━━ Dataset section ━━

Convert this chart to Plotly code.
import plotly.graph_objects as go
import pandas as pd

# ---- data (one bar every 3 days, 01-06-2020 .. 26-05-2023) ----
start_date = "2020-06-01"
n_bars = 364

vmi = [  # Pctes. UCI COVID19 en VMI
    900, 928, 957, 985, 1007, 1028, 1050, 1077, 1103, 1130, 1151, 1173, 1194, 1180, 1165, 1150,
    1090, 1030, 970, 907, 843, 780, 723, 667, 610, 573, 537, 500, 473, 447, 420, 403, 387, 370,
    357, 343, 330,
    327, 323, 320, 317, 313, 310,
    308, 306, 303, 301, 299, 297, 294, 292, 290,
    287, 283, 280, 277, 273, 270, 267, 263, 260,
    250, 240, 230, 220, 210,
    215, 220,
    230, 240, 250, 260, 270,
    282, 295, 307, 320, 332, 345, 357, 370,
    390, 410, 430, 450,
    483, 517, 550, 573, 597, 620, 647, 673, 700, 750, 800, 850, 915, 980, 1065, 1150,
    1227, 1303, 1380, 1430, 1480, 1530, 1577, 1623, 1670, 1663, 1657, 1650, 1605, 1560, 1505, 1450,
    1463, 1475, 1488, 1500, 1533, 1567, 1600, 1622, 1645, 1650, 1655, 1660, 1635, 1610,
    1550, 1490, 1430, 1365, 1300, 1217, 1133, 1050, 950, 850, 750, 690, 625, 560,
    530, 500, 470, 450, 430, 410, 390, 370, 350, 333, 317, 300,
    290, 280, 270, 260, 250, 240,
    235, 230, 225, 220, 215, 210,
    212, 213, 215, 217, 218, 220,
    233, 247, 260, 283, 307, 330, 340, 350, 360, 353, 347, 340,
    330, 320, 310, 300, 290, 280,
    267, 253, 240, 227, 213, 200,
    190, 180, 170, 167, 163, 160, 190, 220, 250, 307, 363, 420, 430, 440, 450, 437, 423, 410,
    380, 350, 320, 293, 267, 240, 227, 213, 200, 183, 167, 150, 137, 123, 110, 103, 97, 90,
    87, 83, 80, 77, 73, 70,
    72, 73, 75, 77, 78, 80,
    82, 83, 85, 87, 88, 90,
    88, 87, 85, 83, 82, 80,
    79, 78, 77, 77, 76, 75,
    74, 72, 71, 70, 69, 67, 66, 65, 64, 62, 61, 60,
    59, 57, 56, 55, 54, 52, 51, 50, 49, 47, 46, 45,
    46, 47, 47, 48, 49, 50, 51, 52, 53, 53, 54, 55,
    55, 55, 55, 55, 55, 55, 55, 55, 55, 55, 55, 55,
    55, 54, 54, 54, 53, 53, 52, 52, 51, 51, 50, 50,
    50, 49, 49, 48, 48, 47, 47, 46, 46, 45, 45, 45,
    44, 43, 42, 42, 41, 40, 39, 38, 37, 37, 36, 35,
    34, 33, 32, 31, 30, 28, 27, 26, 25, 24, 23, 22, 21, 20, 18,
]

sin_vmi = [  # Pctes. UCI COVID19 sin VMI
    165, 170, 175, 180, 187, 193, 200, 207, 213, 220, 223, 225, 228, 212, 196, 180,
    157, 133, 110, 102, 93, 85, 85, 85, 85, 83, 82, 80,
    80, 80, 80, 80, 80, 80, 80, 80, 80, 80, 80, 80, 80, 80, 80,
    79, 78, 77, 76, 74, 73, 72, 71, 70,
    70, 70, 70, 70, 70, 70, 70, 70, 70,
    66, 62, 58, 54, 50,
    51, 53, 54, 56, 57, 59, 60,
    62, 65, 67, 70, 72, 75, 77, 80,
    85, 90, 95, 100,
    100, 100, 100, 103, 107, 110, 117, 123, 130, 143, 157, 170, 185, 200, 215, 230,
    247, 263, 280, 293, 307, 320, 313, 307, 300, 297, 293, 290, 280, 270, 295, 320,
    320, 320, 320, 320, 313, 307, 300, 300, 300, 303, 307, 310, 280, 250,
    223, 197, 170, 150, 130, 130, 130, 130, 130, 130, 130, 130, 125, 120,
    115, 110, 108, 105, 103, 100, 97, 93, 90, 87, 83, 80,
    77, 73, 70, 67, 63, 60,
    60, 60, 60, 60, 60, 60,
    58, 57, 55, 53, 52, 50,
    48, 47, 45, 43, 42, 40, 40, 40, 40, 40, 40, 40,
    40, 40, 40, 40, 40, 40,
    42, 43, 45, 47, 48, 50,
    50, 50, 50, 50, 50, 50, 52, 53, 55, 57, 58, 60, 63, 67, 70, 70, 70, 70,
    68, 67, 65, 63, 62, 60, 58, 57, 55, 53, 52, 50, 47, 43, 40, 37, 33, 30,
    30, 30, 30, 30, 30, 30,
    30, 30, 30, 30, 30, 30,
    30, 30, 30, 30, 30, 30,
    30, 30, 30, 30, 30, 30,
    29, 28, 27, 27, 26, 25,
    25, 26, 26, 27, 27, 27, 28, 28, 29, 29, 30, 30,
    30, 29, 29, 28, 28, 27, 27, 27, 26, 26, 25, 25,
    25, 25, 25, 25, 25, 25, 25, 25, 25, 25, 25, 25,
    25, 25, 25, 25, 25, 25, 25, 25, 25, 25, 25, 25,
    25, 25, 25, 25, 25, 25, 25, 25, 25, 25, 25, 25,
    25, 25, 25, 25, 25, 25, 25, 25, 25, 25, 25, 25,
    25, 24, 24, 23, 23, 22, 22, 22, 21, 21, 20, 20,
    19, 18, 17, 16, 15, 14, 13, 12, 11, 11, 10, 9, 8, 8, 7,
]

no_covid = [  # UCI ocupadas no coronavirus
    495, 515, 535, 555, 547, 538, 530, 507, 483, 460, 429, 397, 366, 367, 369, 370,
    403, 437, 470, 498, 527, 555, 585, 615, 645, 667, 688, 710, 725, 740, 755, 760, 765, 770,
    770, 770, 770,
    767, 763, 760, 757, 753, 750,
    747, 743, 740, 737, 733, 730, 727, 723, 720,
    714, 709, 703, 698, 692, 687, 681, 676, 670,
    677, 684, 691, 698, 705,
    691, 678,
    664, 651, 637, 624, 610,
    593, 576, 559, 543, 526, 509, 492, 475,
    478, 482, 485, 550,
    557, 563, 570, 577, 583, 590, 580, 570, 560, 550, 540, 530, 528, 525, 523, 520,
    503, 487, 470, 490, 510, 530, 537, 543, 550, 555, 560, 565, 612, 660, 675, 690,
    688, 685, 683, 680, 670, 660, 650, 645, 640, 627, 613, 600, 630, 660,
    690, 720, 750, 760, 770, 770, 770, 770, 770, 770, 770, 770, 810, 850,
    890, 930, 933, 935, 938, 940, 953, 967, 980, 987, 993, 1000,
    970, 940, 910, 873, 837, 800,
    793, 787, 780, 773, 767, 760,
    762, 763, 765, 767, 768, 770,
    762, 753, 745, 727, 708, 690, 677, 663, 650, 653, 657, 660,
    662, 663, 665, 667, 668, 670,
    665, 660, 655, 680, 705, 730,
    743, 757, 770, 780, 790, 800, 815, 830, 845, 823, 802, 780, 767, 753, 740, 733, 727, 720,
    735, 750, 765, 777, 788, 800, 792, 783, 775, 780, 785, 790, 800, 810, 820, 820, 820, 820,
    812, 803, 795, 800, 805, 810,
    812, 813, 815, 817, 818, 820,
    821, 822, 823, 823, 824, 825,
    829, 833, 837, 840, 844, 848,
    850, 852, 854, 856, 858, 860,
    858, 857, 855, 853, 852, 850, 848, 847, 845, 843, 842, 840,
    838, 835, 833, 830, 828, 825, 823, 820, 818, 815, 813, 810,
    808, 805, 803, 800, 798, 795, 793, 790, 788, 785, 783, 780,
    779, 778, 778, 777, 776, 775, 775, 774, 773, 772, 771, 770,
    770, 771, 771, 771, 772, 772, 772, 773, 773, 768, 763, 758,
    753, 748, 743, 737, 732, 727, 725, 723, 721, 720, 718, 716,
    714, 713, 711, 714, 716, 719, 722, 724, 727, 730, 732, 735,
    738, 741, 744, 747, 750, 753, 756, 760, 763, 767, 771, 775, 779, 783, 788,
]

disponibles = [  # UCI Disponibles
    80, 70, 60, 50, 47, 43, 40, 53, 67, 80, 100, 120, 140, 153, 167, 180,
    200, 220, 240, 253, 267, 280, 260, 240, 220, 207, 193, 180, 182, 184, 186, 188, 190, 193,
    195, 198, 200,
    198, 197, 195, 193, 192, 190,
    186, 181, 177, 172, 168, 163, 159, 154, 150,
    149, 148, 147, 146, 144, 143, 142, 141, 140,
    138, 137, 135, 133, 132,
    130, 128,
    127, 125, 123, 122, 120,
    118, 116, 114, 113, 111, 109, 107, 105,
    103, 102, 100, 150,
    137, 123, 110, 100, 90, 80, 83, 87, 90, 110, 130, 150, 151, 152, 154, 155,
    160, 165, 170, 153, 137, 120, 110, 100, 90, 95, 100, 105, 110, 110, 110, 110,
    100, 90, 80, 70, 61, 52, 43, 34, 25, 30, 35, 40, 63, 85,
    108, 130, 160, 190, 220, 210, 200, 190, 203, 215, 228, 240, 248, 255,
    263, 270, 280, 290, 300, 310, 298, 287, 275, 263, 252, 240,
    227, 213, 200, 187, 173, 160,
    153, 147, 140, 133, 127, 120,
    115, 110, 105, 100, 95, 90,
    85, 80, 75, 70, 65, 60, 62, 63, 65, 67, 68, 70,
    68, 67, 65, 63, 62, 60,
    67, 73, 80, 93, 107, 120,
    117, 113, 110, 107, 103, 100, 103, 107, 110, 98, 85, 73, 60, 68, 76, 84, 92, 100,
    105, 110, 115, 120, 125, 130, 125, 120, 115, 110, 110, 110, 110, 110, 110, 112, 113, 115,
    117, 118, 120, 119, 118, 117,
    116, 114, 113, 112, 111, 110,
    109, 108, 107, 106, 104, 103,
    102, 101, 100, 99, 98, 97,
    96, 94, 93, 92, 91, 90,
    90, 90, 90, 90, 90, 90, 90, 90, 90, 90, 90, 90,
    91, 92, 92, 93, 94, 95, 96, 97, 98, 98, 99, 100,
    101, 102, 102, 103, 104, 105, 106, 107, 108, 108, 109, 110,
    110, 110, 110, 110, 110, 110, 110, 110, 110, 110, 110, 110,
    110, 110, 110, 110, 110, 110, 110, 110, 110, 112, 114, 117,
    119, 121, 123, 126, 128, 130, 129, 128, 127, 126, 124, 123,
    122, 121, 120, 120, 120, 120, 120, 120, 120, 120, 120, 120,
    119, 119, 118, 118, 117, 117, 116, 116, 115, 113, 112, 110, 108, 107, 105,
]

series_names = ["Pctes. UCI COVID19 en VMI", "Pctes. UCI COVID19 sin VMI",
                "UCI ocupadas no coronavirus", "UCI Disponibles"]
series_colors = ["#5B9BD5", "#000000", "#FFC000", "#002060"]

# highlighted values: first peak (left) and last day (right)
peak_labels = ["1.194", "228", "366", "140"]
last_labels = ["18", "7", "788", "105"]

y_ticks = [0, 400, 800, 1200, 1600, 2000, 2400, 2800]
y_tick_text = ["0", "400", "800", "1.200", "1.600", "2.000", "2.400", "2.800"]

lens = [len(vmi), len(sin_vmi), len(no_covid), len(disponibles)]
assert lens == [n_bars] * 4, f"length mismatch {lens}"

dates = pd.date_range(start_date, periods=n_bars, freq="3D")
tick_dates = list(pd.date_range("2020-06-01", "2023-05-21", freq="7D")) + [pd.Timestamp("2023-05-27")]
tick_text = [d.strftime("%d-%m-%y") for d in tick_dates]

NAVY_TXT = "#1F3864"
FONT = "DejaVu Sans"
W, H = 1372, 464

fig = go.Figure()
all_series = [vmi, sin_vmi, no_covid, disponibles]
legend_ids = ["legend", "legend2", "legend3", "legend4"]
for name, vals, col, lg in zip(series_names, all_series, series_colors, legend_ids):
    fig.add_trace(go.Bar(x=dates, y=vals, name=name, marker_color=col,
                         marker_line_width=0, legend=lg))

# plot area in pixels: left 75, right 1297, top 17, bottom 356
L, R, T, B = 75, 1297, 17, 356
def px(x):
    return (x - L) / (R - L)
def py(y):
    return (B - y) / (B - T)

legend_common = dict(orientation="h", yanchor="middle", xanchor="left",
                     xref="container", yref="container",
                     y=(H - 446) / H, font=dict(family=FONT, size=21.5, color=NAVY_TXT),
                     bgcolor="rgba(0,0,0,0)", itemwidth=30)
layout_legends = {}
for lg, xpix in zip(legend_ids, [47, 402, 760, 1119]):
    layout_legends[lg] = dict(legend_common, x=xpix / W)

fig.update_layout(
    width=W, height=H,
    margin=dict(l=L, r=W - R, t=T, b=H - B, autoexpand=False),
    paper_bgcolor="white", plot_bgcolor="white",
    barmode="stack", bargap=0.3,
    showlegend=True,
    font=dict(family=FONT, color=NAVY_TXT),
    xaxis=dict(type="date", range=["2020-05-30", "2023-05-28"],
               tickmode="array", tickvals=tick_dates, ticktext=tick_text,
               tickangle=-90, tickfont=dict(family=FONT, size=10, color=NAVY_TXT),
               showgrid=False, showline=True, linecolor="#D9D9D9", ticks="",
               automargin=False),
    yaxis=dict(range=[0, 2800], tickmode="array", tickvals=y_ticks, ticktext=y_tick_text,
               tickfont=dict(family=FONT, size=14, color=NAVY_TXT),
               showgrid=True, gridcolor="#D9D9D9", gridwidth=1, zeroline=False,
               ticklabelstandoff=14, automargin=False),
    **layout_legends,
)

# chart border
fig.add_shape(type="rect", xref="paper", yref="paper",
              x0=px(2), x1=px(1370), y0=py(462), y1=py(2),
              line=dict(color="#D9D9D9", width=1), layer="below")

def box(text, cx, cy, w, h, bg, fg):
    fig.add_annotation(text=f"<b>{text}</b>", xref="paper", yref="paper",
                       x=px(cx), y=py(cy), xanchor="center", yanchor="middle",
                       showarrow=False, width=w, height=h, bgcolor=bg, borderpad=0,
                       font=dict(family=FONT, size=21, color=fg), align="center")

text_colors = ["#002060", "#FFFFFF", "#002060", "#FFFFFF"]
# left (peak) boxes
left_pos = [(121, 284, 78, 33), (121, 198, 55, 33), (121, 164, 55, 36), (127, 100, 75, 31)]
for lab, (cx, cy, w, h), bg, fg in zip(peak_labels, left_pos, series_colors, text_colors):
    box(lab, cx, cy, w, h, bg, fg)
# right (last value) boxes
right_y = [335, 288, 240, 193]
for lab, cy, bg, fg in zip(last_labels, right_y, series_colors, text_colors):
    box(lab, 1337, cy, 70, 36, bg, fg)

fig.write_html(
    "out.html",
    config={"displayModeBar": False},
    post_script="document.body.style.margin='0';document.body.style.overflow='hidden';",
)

━━━

■ **Task requirements**
Reprint the data above from the opening line to the line holding "n_bars = 364", inclusive, and nothing else.

■ **Exercise output**
Convert this chart to Plotly code.
import plotly.graph_objects as go
import pandas as pd

# ---- data (one bar every 3 days, 01-06-2020 .. 26-05-2023) ----
start_date = "2020-06-01"
n_bars = 364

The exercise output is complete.